Talk of layoffs at the storied auction house has been spreading like wildfire this week among current and former employees, according to people familiar with the situation. No official announcement has been made internally, several current employees said. The cuts appear to include back-office workers, junior staffers, as well as top-level specialists in key departments, though their full scale is not yet clear.
"It's absolute panic over there," a former executive who spoke with several ex-colleagues told me.
Sotheby's didn't immediately respond to a request to comment.
Amid a contraction in global auction sales, the house is reviewing its global footprint, regional staffing, and even auction categories, according to a person familiar with the situation. Sotheby's marquee sales of Impressionist, Modern, and contemporary art in November in New York generated $533.1 million, less than half of the $1.2 billion tally a year ago.
The cuts have been anticipated for months and follow the reduction of about 50 jobs in Sotheby's London operations earlier this year. They come on the heels of an Abu Dhabi sovereign wealth fund taking a minority stake in Sotheby's in a deal valued at $1 billion. The house's majority owner, Patrick Drahi, currently has companies facing down a $60 billion mountain of debt, with some loans coming due as soon as 2027.

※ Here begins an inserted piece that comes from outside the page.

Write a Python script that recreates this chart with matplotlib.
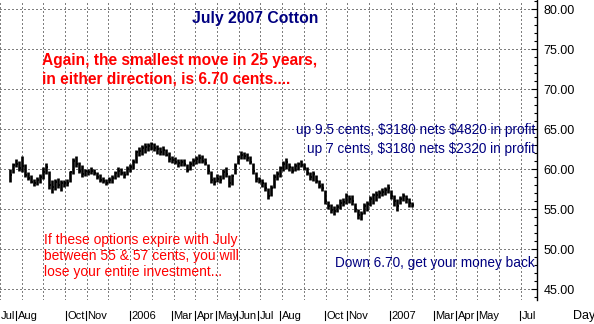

On October 30, Sotheby's trumpeted the agreement between ADQ and Drahi to invest in the company. While the house did not disclose details of the arrangement, it is understood that ADQ made most of the investment by acquiring newly issued shares of Sotheby's.
The latest staff cuts come even as Drahi continues to invest globally in real estate tied in with Sotheby's. This year, Sotheby's opened new headquarters in Paris and Hong Kong. On November 1, just two days after the ADQ deal announcement, the purchase of the Breuer building in New York, the former home of the Whitney Museum of American Art on Madison Avenue, was finally completed for $100 million, according to the New York City Department of Finance.
The building was acquired by 945 Madison Avenue LLC, which took out a $35 million mortgage from Barclays and rented the building back to Sotheby's for 15 years, according to those documents. The lease is set to expire on October 31, 2039.
While the full scale of the cuts is unclear, it's believed to be "big," according to one former executive, who added, "They have to do radical cutting. And that's what they are doing."